Records from a data collection:
----

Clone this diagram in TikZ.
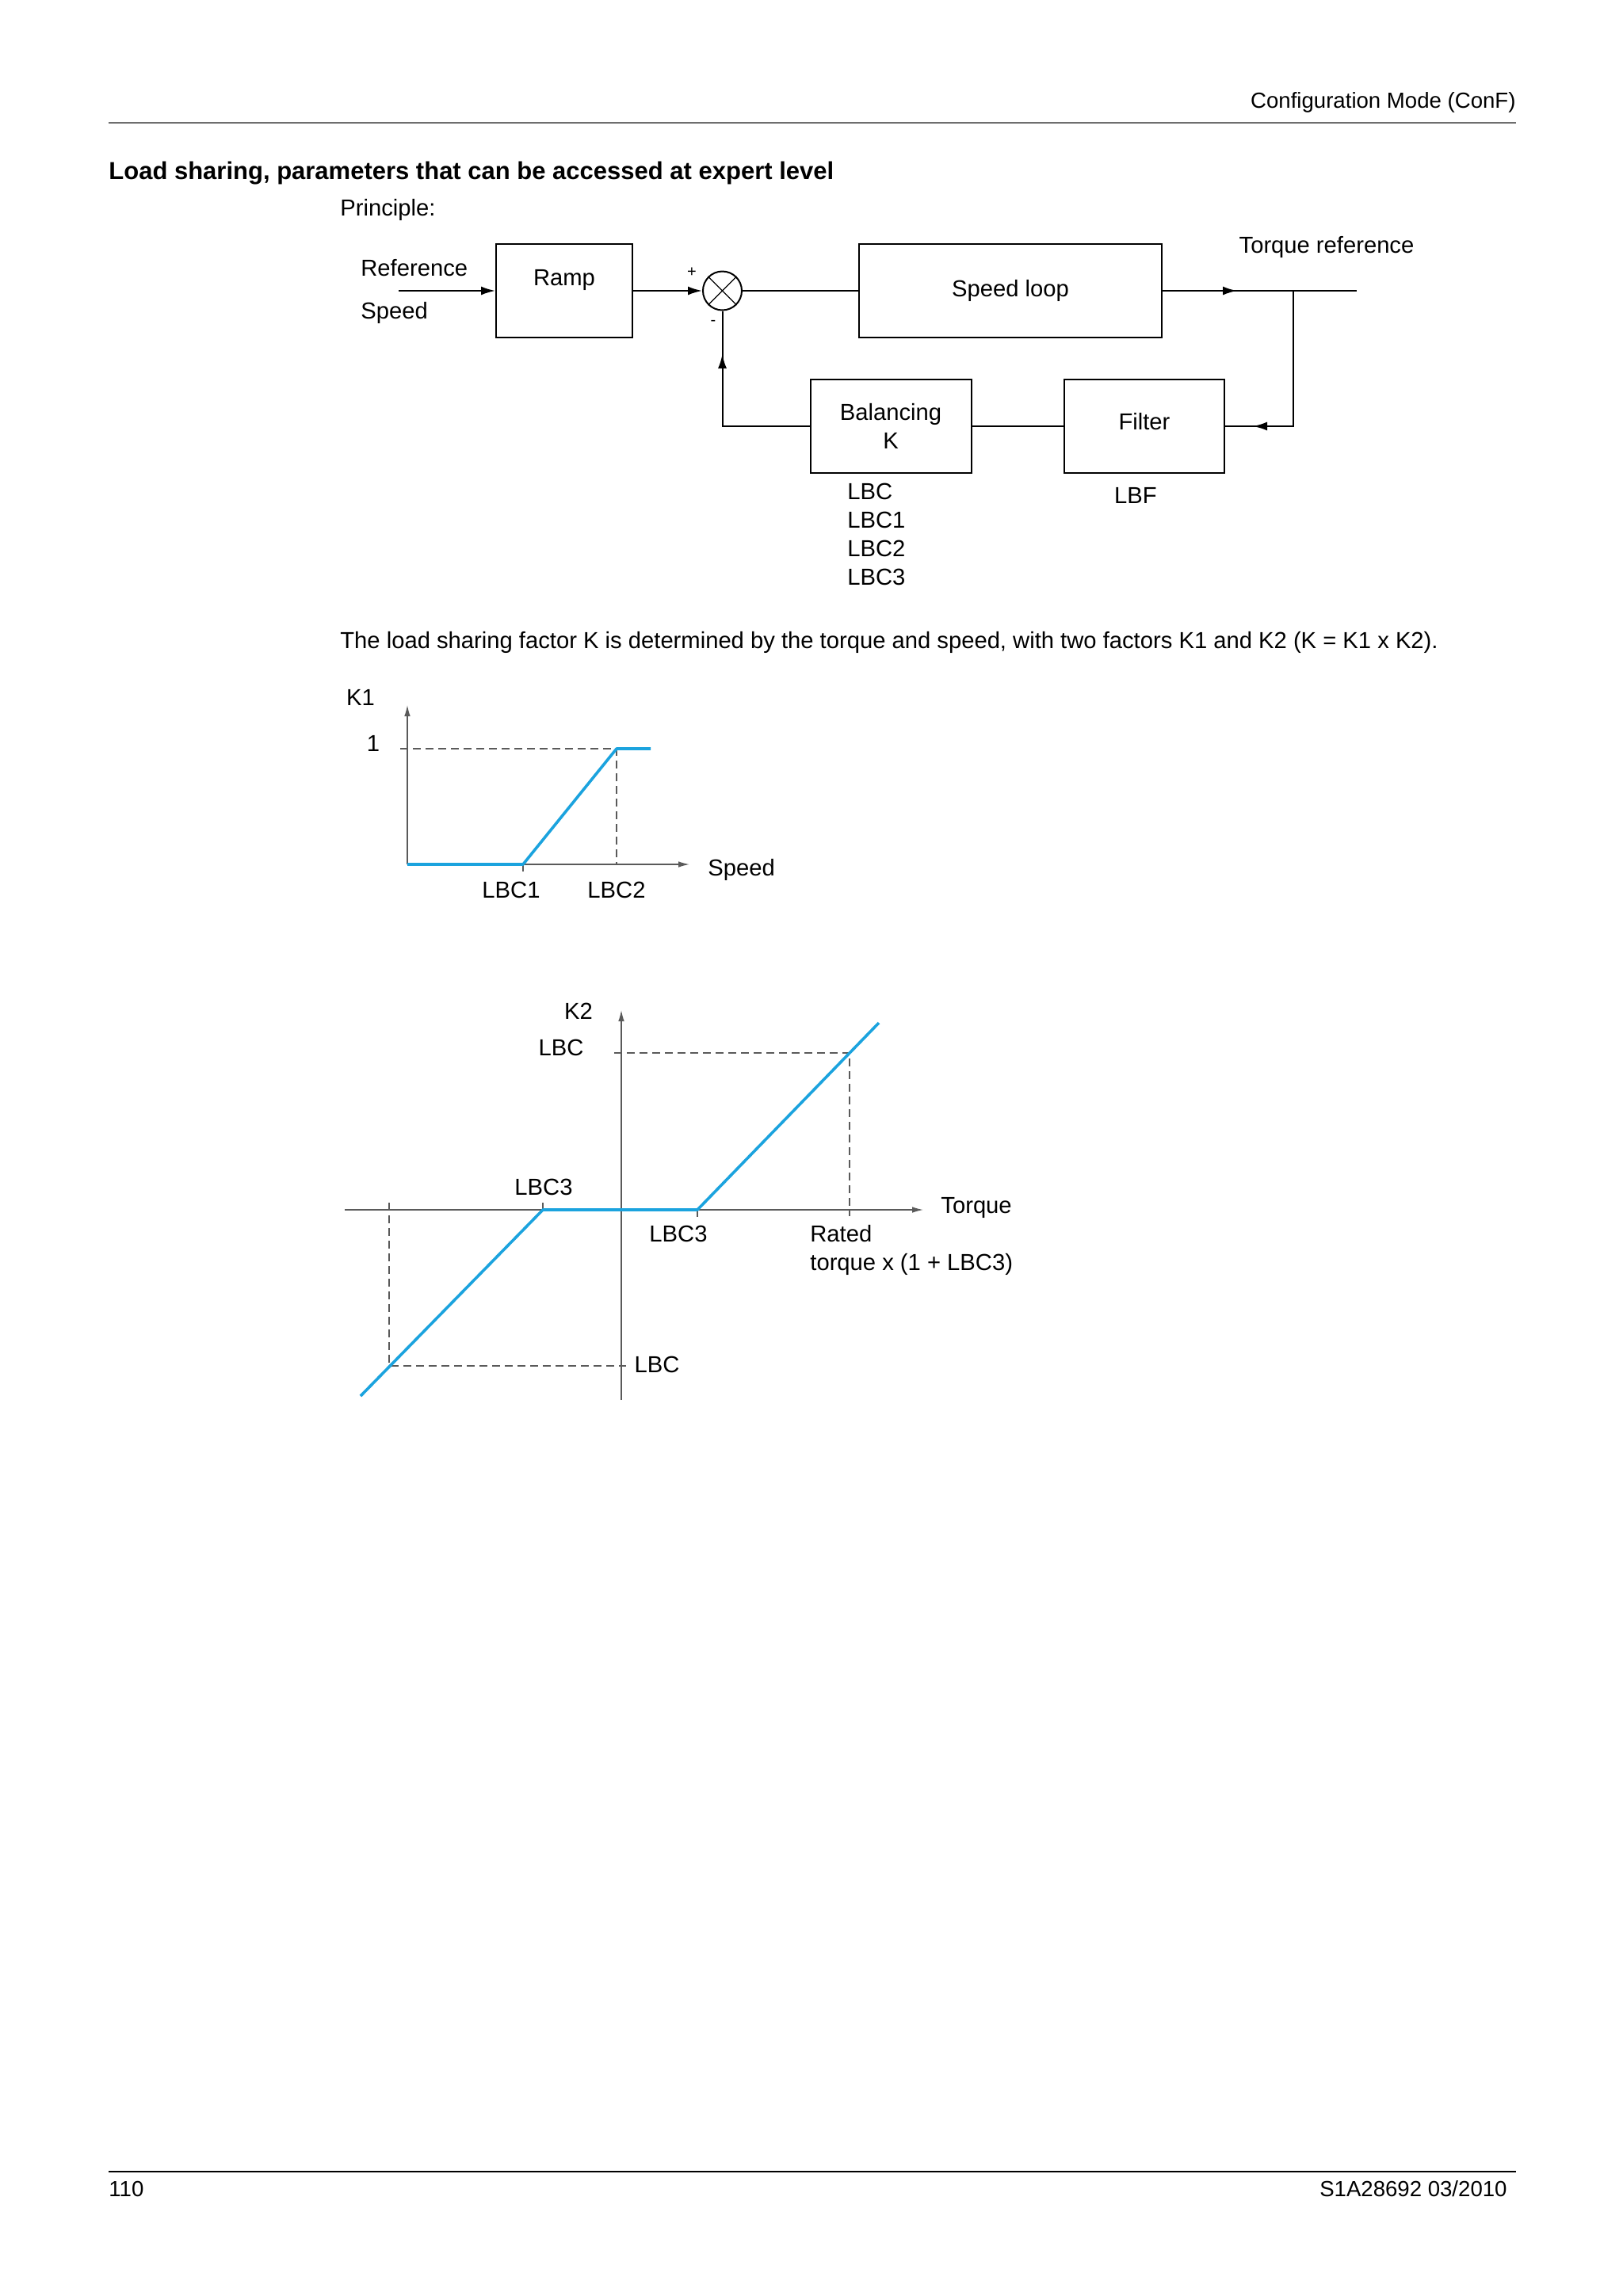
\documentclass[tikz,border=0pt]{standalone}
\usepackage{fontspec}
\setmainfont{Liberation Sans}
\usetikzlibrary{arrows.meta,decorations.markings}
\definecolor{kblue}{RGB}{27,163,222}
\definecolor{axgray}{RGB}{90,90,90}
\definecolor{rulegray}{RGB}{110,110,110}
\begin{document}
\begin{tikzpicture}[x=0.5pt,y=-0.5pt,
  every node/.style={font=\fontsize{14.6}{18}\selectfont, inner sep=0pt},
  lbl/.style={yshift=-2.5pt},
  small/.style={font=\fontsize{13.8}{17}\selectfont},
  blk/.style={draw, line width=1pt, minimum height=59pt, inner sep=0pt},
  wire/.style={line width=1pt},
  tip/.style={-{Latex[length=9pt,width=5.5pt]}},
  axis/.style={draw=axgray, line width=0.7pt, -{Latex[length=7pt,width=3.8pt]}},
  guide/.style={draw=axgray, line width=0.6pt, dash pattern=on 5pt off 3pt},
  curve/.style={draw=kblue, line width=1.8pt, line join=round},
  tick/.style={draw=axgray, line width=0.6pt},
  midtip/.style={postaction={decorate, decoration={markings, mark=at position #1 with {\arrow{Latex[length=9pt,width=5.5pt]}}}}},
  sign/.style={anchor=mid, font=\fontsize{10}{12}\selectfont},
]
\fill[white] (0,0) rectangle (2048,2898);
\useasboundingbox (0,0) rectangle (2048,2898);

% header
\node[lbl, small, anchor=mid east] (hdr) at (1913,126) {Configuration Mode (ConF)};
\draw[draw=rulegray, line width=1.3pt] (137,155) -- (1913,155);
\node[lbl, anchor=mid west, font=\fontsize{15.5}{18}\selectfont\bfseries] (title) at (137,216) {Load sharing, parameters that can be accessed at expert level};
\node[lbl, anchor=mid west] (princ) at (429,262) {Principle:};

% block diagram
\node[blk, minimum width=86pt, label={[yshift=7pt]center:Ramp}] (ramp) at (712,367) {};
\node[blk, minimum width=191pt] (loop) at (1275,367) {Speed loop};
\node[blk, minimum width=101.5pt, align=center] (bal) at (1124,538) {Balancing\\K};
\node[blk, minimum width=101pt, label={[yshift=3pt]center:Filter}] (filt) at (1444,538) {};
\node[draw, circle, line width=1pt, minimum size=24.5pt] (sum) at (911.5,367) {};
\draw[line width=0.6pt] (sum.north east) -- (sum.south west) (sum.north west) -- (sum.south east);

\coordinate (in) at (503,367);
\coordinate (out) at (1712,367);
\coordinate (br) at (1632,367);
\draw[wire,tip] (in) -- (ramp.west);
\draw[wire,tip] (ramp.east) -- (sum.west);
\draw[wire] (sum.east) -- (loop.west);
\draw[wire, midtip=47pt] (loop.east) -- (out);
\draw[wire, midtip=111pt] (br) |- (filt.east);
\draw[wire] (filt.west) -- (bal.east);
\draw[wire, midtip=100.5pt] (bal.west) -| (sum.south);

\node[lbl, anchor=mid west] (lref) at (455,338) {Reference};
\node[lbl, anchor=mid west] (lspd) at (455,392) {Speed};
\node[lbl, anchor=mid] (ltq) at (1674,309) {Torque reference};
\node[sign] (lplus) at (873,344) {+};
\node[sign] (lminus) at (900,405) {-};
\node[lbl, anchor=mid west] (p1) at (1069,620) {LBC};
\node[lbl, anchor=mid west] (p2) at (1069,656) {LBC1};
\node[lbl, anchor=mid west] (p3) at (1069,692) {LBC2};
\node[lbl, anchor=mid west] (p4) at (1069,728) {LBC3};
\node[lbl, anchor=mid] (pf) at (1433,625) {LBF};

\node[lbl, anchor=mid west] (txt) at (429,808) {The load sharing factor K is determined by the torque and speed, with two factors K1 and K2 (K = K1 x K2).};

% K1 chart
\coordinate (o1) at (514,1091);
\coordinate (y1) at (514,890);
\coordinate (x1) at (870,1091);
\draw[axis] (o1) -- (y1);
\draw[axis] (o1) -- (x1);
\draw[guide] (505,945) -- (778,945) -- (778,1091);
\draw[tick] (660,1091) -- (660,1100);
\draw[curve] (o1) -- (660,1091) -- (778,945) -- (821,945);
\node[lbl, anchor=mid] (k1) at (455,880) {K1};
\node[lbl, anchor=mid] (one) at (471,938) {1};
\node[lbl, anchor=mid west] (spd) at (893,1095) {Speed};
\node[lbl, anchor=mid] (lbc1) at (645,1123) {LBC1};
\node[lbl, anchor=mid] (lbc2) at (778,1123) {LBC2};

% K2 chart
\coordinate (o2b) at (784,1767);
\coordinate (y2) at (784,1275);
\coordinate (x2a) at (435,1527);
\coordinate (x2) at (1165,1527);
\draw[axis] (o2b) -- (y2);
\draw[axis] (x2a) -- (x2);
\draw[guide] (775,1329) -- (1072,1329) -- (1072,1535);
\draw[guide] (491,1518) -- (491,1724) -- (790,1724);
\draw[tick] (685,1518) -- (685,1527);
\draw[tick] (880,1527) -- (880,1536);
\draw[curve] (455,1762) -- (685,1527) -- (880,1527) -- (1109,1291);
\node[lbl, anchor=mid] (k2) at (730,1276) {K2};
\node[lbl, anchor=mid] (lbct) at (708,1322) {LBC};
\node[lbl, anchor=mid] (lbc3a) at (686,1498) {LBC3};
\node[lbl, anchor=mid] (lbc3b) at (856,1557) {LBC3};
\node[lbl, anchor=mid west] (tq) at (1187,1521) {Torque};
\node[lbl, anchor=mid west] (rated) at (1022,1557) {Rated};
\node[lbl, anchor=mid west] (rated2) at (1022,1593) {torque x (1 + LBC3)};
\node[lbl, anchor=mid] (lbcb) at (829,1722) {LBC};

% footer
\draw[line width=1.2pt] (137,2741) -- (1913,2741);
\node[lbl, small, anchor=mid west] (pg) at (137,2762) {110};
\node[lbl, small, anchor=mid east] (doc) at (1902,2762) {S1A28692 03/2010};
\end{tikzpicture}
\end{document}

----

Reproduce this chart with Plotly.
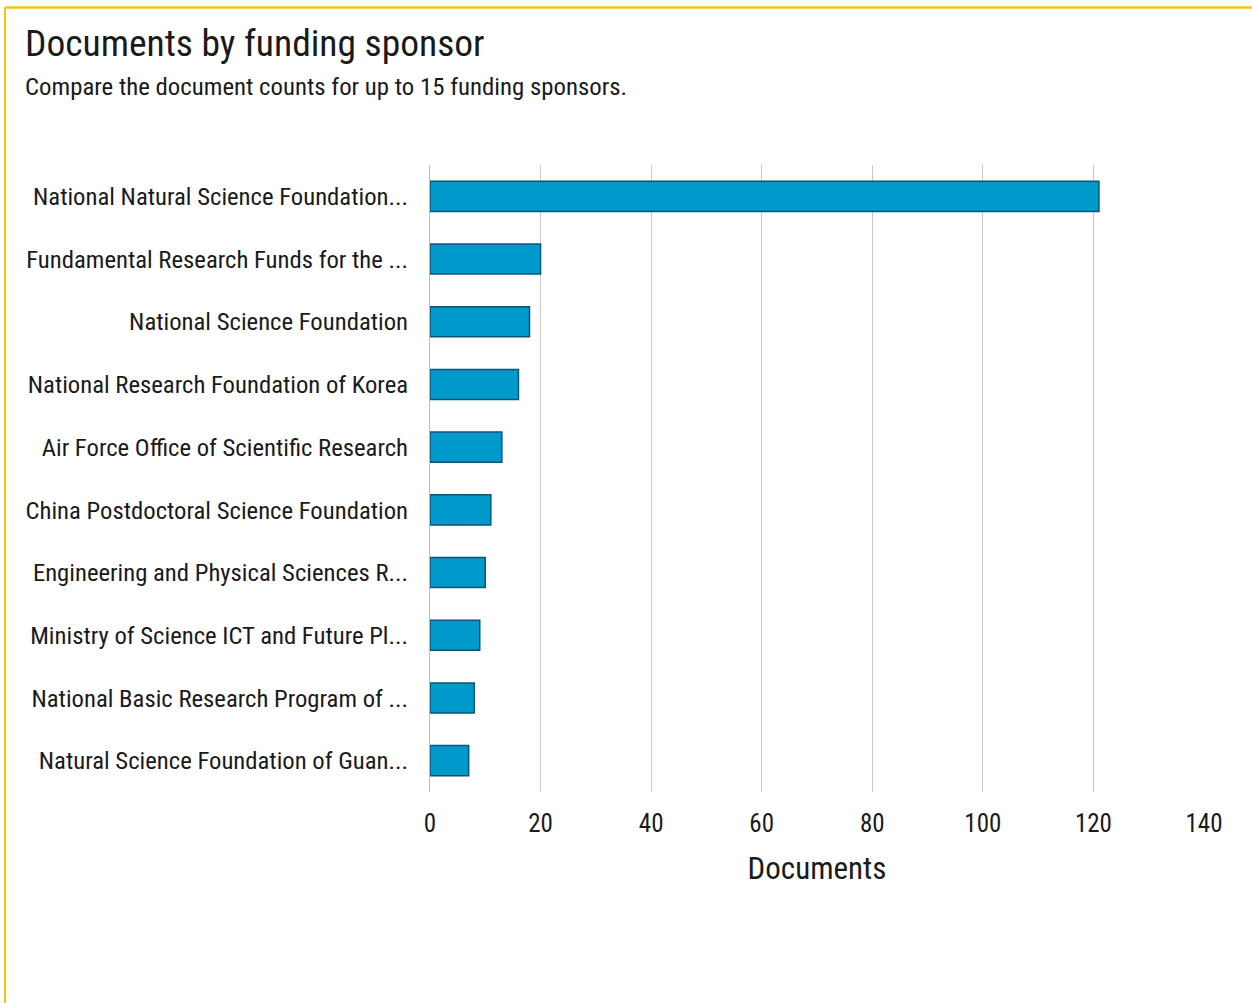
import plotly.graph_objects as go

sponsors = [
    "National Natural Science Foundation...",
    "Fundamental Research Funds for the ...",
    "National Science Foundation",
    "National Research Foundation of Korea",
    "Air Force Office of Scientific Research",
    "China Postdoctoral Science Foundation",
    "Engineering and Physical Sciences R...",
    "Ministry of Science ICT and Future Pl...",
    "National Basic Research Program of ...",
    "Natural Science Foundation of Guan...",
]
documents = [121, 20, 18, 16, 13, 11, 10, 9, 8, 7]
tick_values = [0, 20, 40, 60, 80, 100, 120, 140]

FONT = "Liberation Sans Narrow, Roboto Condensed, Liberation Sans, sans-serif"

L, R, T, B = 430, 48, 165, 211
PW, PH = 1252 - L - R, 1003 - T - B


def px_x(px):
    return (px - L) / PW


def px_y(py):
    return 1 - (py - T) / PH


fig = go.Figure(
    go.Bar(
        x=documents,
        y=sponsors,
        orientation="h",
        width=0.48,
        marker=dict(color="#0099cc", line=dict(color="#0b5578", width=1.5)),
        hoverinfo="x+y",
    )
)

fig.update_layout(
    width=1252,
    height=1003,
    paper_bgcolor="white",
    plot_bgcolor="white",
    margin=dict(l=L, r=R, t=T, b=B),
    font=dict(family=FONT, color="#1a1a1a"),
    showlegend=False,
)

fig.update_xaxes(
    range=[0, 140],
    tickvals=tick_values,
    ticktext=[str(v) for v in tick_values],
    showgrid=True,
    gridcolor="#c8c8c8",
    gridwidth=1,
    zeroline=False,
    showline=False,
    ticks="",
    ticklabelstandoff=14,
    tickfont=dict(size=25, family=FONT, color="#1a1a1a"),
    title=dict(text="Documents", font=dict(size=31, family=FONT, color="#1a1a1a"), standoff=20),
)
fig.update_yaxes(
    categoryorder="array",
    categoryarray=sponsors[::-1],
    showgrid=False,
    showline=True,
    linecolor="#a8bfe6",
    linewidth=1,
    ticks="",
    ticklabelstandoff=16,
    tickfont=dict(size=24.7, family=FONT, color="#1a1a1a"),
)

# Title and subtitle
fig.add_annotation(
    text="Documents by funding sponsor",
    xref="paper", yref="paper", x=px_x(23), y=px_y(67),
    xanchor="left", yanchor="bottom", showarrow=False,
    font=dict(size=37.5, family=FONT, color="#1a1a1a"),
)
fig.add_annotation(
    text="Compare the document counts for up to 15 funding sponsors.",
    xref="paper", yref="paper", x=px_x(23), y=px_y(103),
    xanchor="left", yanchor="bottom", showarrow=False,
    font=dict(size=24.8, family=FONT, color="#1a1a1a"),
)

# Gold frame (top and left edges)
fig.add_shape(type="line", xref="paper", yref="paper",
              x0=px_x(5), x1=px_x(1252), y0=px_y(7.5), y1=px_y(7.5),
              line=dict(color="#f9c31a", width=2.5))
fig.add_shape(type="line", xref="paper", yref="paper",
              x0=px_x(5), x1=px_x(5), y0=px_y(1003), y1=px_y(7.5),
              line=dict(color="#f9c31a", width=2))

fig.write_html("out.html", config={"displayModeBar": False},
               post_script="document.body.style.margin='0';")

----

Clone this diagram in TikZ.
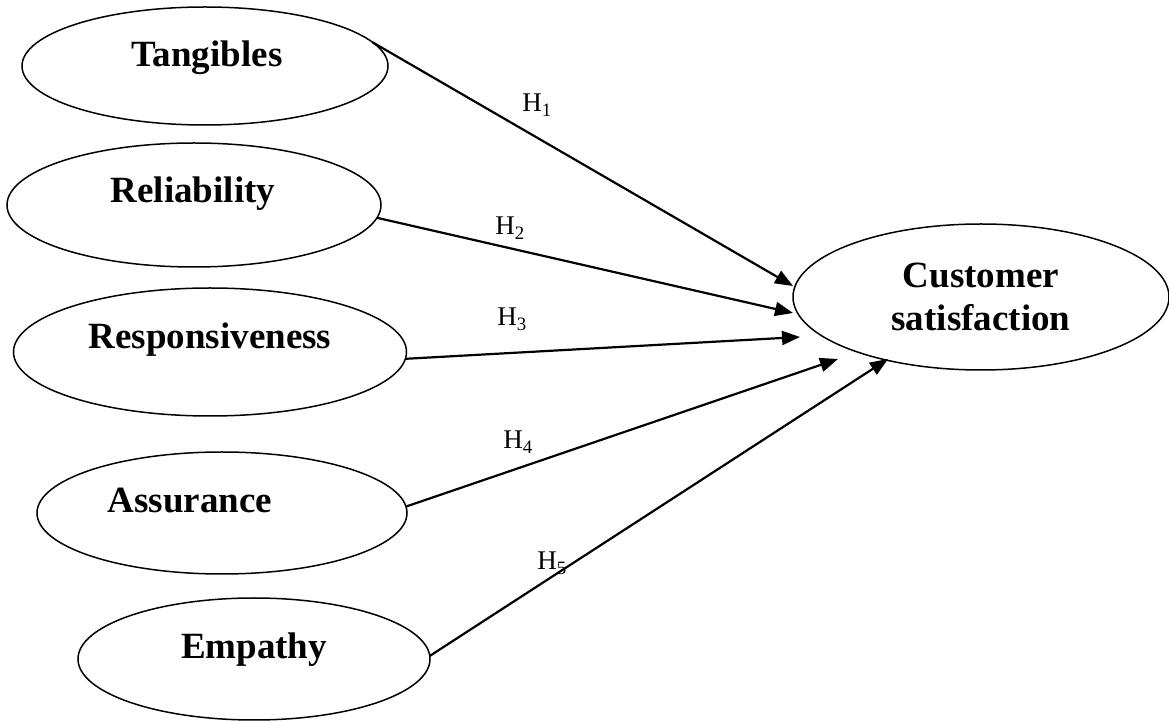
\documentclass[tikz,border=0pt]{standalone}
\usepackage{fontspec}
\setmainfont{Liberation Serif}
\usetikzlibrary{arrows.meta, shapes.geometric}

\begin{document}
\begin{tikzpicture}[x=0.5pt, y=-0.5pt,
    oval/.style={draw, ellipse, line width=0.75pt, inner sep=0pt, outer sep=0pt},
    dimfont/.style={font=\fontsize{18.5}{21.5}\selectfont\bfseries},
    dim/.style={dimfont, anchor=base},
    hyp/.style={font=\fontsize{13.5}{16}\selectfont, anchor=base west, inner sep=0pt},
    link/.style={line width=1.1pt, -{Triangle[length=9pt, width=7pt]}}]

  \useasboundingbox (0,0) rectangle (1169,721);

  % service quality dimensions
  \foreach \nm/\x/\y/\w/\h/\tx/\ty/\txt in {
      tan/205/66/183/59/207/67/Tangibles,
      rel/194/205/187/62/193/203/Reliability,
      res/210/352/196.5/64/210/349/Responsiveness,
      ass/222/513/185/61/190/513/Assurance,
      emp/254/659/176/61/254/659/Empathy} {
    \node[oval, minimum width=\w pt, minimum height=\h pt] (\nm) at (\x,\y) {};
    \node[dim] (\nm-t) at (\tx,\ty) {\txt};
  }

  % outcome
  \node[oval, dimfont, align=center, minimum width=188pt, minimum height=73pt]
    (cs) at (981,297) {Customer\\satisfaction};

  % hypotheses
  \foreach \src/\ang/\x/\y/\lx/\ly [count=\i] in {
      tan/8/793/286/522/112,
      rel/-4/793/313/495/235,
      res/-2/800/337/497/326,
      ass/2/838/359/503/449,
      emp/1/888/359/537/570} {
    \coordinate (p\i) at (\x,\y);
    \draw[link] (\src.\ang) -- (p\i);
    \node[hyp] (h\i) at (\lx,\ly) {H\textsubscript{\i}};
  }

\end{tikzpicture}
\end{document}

----

# [WRITTEN REQUEST]
Find all lines with "chart" in them and copy each one.

# [TASK OUTPUT]
% K1 chart
% K2 chart
Reproduce this chart with Plotly.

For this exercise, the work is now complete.